LISTING ::
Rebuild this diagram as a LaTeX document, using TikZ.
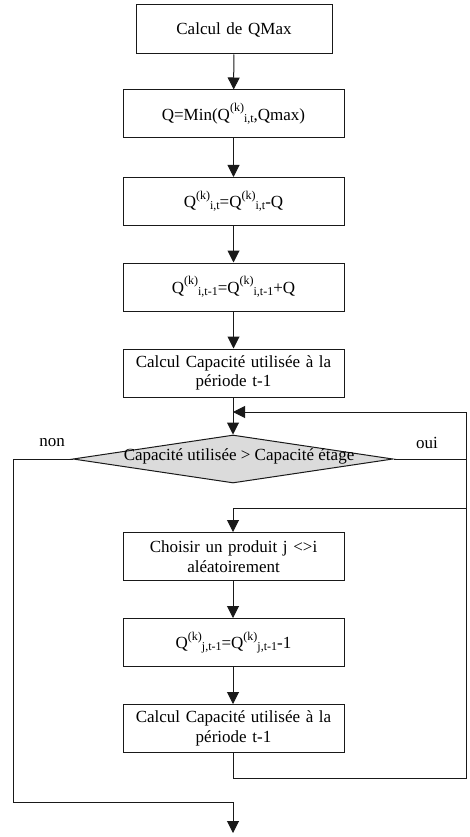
\documentclass[tikz,border=0pt]{standalone}
\usepackage{fontspec}
\setmainfont{Liberation Serif}
\usetikzlibrary{arrows.meta,shapes.geometric}
\newcommand{\Qk}[1]{Q\raisebox{8.5pt}{\fontsize{12}{12}\selectfont(k)}\raisebox{-2pt}{\fontsize{12}{12}\selectfont #1}}
\begin{document}
\begin{tikzpicture}[x=1pt,y=-1pt,
  every node/.style={font=\fontsize{17}{19.5}\selectfont},
  box/.style={draw=black!90,line width=1pt,rectangle,minimum width=221pt,minimum height=48pt,inner sep=2pt,align=center,text width=215pt},
  cond/.style={draw=black!90,line width=1pt,diamond,fill=black!14,minimum width=320pt,minimum height=48pt,inner sep=0pt},
  link/.style={draw=black!90,line width=1pt},
  arr/.style={link,-{Triangle[length=12pt,width=12pt]}},
  lbl/.style={inner sep=0pt}]
\useasboundingbox (0,0) rectangle (469,837);
\node[box,minimum width=196pt,text width=190pt,minimum height=49pt] (b1) at (234,29.5) {Calcul de QMax};
\node[box] (b2) at (233.5,114) {Q=Min(\Qk{i,t},Qmax)};
\node[box] (b3) at (233.5,201.5) {\Qk{i,t}=\Qk{i,t}-Q};
\node[box] (b4) at (233.5,287) {\Qk{i,t-1}=\Qk{i,t-1}+Q};
\node[box] (b5) at (233.5,373) {Calcul Capacité utilisée à la\\période t-1};
\node[cond] (d) at (233,459) {};
\node[lbl] (dt) at (239,456) {Capacité utilisée > Capacité étage};
\node[lbl] (non) at (52,443) {non};
\node[lbl] (oui) at (427,443) {oui};
\node[box] (b6) at (233.5,556.5) {Choisir un produit j <>i\\aléatoirement};
\node[box] (b7) at (233.5,642.5) {\Qk{j,t-1}=\Qk{j,t-1}-1};
\node[box] (b8) at (233.5,728.5) {Calcul Capacité utilisée à la\\période t-1};
\coordinate (mrg) at (233,412);
\coordinate (mro) at (233,508);
\coordinate (mrn) at (233,802);
\coordinate (endp) at (233,833);
\draw[arr] (b1) -- (b2);
\draw[arr] (b2) -- (b3);
\draw[arr] (b3) -- (b4);
\draw[arr] (b4) -- (b5);
\draw[arr] (b5.south -| d.north) -- (d.north);
\draw[link] (d.east) -- (466,459) -- (466,508) -- (mro);
\draw[arr] (mro) -- (b6.north -| mro);
\draw[arr] (b6.south -| mro) -- (b7.north -| mro);
\draw[arr] (b7.south -| mro) -- (b8.north -| mro);
\draw[link] (b8.south -| mro) -- (233,778) -- (466,778) -- (466,412);
\draw[arr] (466,412) -- (mrg);
\draw[link] (d.west) -- (13,459) -- (13,802) -- (mrn);
\draw[arr] (mrn) -- (endp);
\end{tikzpicture}
\end{document}
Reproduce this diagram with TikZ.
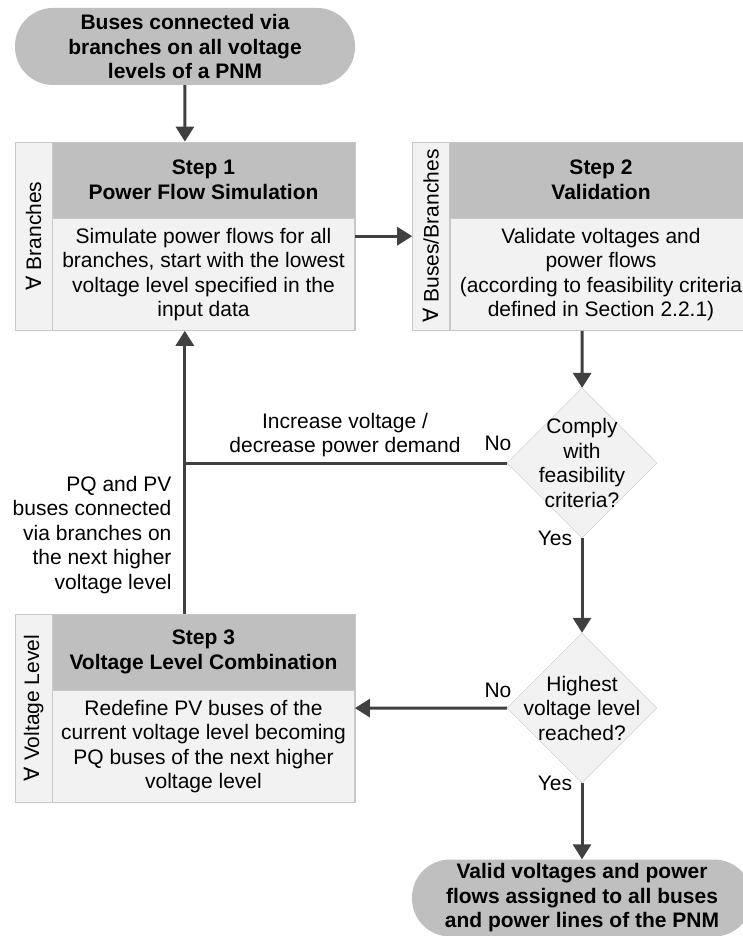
\documentclass[tikz,border=0pt]{standalone}
\usepackage{fontspec}
\setmainfont{Liberation Sans}
\newfontfamily\symfont{DejaVu Sans}
\usepackage{xcolor}
\usepackage{tikz}
\usetikzlibrary{arrows.meta}
\usetikzlibrary{calc, fit, positioning, shapes.geometric}
\definecolor{headgray}{HTML}{BFBFBF}
\definecolor{bodygray}{HTML}{F2F2F2}
\definecolor{edgegray}{HTML}{C8C8C8}
\definecolor{linegray}{HTML}{404040}
\tikzstyle{terminal}=[rectangle, rounded corners=38pt, fill=headgray, minimum width=340pt, minimum height=77pt, inner sep=0pt, align=center, font=\bfseries\fontsize{21pt}{24.5pt}\selectfont]
\tikzstyle{stephead}=[rectangle, fill=headgray, minimum width=302pt, minimum height=76pt, inner sep=0pt, align=center, font=\bfseries\fontsize{21pt}{24.5pt}\selectfont]
\tikzstyle{stepbody}=[rectangle, draw=edgegray, fill=bodygray, minimum width=302pt, minimum height=112pt, inner sep=0pt, align=center]
\tikzstyle{stepside}=[rectangle, draw=edgegray, fill=bodygray, minimum width=37pt, minimum height=188pt, inner sep=0pt]
\tikzstyle{decision}=[diamond, draw=edgegray, fill=bodygray, minimum size=150pt, aspect=1, inner sep=0pt]
\tikzstyle{flow}=[draw=linegray, line width=3pt]

\begin{document}
\begin{tikzpicture}[x=1pt, y=1pt]

\tikzset{>={Triangle[length=15pt, width=18pt]}}
\tikzset{every node/.style={font=\fontsize{21pt}{24.5pt}\selectfont}}

\useasboundingbox (0,0) rectangle (742,-936);

% Start and end
\node[terminal] (start) at (185,-46.5) {Buses connected via\\branches on all voltage\\levels of a PNM};
\node[terminal] (stop) at (582,-898) {Valid voltages and power\\flows assigned to all buses\\and power lines of the PNM};

% Step 1
\node[stephead] (h1) at (203.5,-180) {Step 1\\Power Flow Simulation};
\node[stepbody, below=0pt of h1] (b1) {Simulate power flows for all\\branches, start with the lowest\\voltage level specified in the\\input data};
\node[stepside, anchor=north east] (a1) at (h1.north west) {};
\node[rotate=90] at (a1) {{\symfont ∀}\ Branches};
\node[draw=edgegray, fit=(a1) (h1) (b1), inner sep=0pt] (s1) {};

% Step 2
\node[stephead] (h2) at (601,-180) {Step 2\\Validation};
\node[stepbody, below=0pt of h2] (b2) {Validate voltages and\\power flows\\(according to feasibility criteria\\defined in Section 2.2.1)};
\node[stepside, anchor=north east] (a2) at (h2.north west) {};
\node[rotate=90] at (a2) {{\symfont ∀}\ Buses/Branches};
\node[draw=edgegray, fit=(a2) (h2) (b2), inner sep=0pt] (s2) {};

% Step 3
\node[stephead] (h3) at (203.5,-652) {Step 3\\Voltage Level Combination};
\node[stepbody, below=0pt of h3] (b3) {Redefine PV buses of the\\current voltage level becoming\\PQ buses of the next higher\\voltage level};
\node[stepside, anchor=north east] (a3) at (h3.north west) {};
\node[rotate=90] at (a3) {{\symfont ∀}\ Voltage Level};
\node[draw=edgegray, fit=(a3) (h3) (b3), inner sep=0pt] (s3) {};

% Decisions
\node[decision] (d1) at (582,-463) {};
\node[align=center] at (d1) {Comply\\with\\feasibility\\criteria?};
\node[decision] (d2) at (582,-708) {};
\node[align=center] at (d2) {Highest\\voltage level\\reached?};

% Arrows
\draw[flow, ->] (start) -- (s1); % start -> step 1
\draw[flow, ->] (s1) -- (s2); % step 1 -> step 2
\draw[flow, ->] (s2) -- (d1); % step 2 -> comply
\draw[flow, ->] (d1) -- (d2); % comply -> highest
\draw[flow, ->] (d2) -- (stop); % highest -> end
\draw[flow, ->] (d2) -- (s3); % highest -> step 3
\draw[flow, ->] (s3) -- (s1); % step 3 -> step 1
\draw[flow] (d1.west) -- (d1.west -| s1.south); % comply -> back line

% Labels
\node (no1) at (498,-443) {No};
\node (yes1) at (555,-538) {Yes};
\node (no2) at (498,-690) {No};
\node (yes2) at (555,-783) {Yes};
\node[align=center] (incr) at (345,-435) {Increase voltage /\\decrease power demand};
\node[align=right, anchor=east] (pqpv) at (175,-535) {PQ and PV\\buses connected\\via branches on\\the next higher\\voltage level};

\end{tikzpicture}
\end{document}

AIM :: Give the data again exactly as written, with all pictures left out.

OUTPUT BELOW ::
Rebuild this diagram as a LaTeX document, using TikZ.
\documentclass[tikz,border=0pt]{standalone}
\usepackage{fontspec}
\setmainfont{Liberation Serif}
\usetikzlibrary{arrows.meta,shapes.geometric}
\newcommand{\Qk}[1]{Q\raisebox{8.5pt}{\fontsize{12}{12}\selectfont(k)}\raisebox{-2pt}{\fontsize{12}{12}\selectfont #1}}
\begin{document}
\begin{tikzpicture}[x=1pt,y=-1pt,
  every node/.style={font=\fontsize{17}{19.5}\selectfont},
  box/.style={draw=black!90,line width=1pt,rectangle,minimum width=221pt,minimum height=48pt,inner sep=2pt,align=center,text width=215pt},
  cond/.style={draw=black!90,line width=1pt,diamond,fill=black!14,minimum width=320pt,minimum height=48pt,inner sep=0pt},
  link/.style={draw=black!90,line width=1pt},
  arr/.style={link,-{Triangle[length=12pt,width=12pt]}},
  lbl/.style={inner sep=0pt}]
\useasboundingbox (0,0) rectangle (469,837);
\node[box,minimum width=196pt,text width=190pt,minimum height=49pt] (b1) at (234,29.5) {Calcul de QMax};
\node[box] (b2) at (233.5,114) {Q=Min(\Qk{i,t},Qmax)};
\node[box] (b3) at (233.5,201.5) {\Qk{i,t}=\Qk{i,t}-Q};
\node[box] (b4) at (233.5,287) {\Qk{i,t-1}=\Qk{i,t-1}+Q};
\node[box] (b5) at (233.5,373) {Calcul Capacité utilisée à la\\période t-1};
\node[cond] (d) at (233,459) {};
\node[lbl] (dt) at (239,456) {Capacité utilisée > Capacité étage};
\node[lbl] (non) at (52,443) {non};
\node[lbl] (oui) at (427,443) {oui};
\node[box] (b6) at (233.5,556.5) {Choisir un produit j <>i\\aléatoirement};
\node[box] (b7) at (233.5,642.5) {\Qk{j,t-1}=\Qk{j,t-1}-1};
\node[box] (b8) at (233.5,728.5) {Calcul Capacité utilisée à la\\période t-1};
\coordinate (mrg) at (233,412);
\coordinate (mro) at (233,508);
\coordinate (mrn) at (233,802);
\coordinate (endp) at (233,833);
\draw[arr] (b1) -- (b2);
\draw[arr] (b2) -- (b3);
\draw[arr] (b3) -- (b4);
\draw[arr] (b4) -- (b5);
\draw[arr] (b5.south -| d.north) -- (d.north);
\draw[link] (d.east) -- (466,459) -- (466,508) -- (mro);
\draw[arr] (mro) -- (b6.north -| mro);
\draw[arr] (b6.south -| mro) -- (b7.north -| mro);
\draw[arr] (b7.south -| mro) -- (b8.north -| mro);
\draw[link] (b8.south -| mro) -- (233,778) -- (466,778) -- (466,412);
\draw[arr] (466,412) -- (mrg);
\draw[link] (d.west) -- (13,459) -- (13,802) -- (mrn);
\draw[arr] (mrn) -- (endp);
\end{tikzpicture}
\end{document}
Reproduce this diagram with TikZ.
\documentclass[tikz,border=0pt]{standalone}
\usepackage{fontspec}
\setmainfont{Liberation Sans}
\newfontfamily\symfont{DejaVu Sans}
\usepackage{xcolor}
\usepackage{tikz}
\usetikzlibrary{arrows.meta}
\usetikzlibrary{calc, fit, positioning, shapes.geometric}
\definecolor{headgray}{HTML}{BFBFBF}
\definecolor{bodygray}{HTML}{F2F2F2}
\definecolor{edgegray}{HTML}{C8C8C8}
\definecolor{linegray}{HTML}{404040}
\tikzstyle{terminal}=[rectangle, rounded corners=38pt, fill=headgray, minimum width=340pt, minimum height=77pt, inner sep=0pt, align=center, font=\bfseries\fontsize{21pt}{24.5pt}\selectfont]
\tikzstyle{stephead}=[rectangle, fill=headgray, minimum width=302pt, minimum height=76pt, inner sep=0pt, align=center, font=\bfseries\fontsize{21pt}{24.5pt}\selectfont]
\tikzstyle{stepbody}=[rectangle, draw=edgegray, fill=bodygray, minimum width=302pt, minimum height=112pt, inner sep=0pt, align=center]
\tikzstyle{stepside}=[rectangle, draw=edgegray, fill=bodygray, minimum width=37pt, minimum height=188pt, inner sep=0pt]
\tikzstyle{decision}=[diamond, draw=edgegray, fill=bodygray, minimum size=150pt, aspect=1, inner sep=0pt]
\tikzstyle{flow}=[draw=linegray, line width=3pt]

\begin{document}
\begin{tikzpicture}[x=1pt, y=1pt]

\tikzset{>={Triangle[length=15pt, width=18pt]}}
\tikzset{every node/.style={font=\fontsize{21pt}{24.5pt}\selectfont}}

\useasboundingbox (0,0) rectangle (742,-936);

% Start and end
\node[terminal] (start) at (185,-46.5) {Buses connected via\\branches on all voltage\\levels of a PNM};
\node[terminal] (stop) at (582,-898) {Valid voltages and power\\flows assigned to all buses\\and power lines of the PNM};

% Step 1
\node[stephead] (h1) at (203.5,-180) {Step 1\\Power Flow Simulation};
\node[stepbody, below=0pt of h1] (b1) {Simulate power flows for all\\branches, start with the lowest\\voltage level specified in the\\input data};
\node[stepside, anchor=north east] (a1) at (h1.north west) {};
\node[rotate=90] at (a1) {{\symfont ∀}\ Branches};
\node[draw=edgegray, fit=(a1) (h1) (b1), inner sep=0pt] (s1) {};

% Step 2
\node[stephead] (h2) at (601,-180) {Step 2\\Validation};
\node[stepbody, below=0pt of h2] (b2) {Validate voltages and\\power flows\\(according to feasibility criteria\\defined in Section 2.2.1)};
\node[stepside, anchor=north east] (a2) at (h2.north west) {};
\node[rotate=90] at (a2) {{\symfont ∀}\ Buses/Branches};
\node[draw=edgegray, fit=(a2) (h2) (b2), inner sep=0pt] (s2) {};

% Step 3
\node[stephead] (h3) at (203.5,-652) {Step 3\\Voltage Level Combination};
\node[stepbody, below=0pt of h3] (b3) {Redefine PV buses of the\\current voltage level becoming\\PQ buses of the next higher\\voltage level};
\node[stepside, anchor=north east] (a3) at (h3.north west) {};
\node[rotate=90] at (a3) {{\symfont ∀}\ Voltage Level};
\node[draw=edgegray, fit=(a3) (h3) (b3), inner sep=0pt] (s3) {};

% Decisions
\node[decision] (d1) at (582,-463) {};
\node[align=center] at (d1) {Comply\\with\\feasibility\\criteria?};
\node[decision] (d2) at (582,-708) {};
\node[align=center] at (d2) {Highest\\voltage level\\reached?};

% Arrows
\draw[flow, ->] (start) -- (s1); % start -> step 1
\draw[flow, ->] (s1) -- (s2); % step 1 -> step 2
\draw[flow, ->] (s2) -- (d1); % step 2 -> comply
\draw[flow, ->] (d1) -- (d2); % comply -> highest
\draw[flow, ->] (d2) -- (stop); % highest -> end
\draw[flow, ->] (d2) -- (s3); % highest -> step 3
\draw[flow, ->] (s3) -- (s1); % step 3 -> step 1
\draw[flow] (d1.west) -- (d1.west -| s1.south); % comply -> back line

% Labels
\node (no1) at (498,-443) {No};
\node (yes1) at (555,-538) {Yes};
\node (no2) at (498,-690) {No};
\node (yes2) at (555,-783) {Yes};
\node[align=center] (incr) at (345,-435) {Increase voltage /\\decrease power demand};
\node[align=right, anchor=east] (pqpv) at (175,-535) {PQ and PV\\buses connected\\via branches on\\the next higher\\voltage level};

\end{tikzpicture}
\end{document}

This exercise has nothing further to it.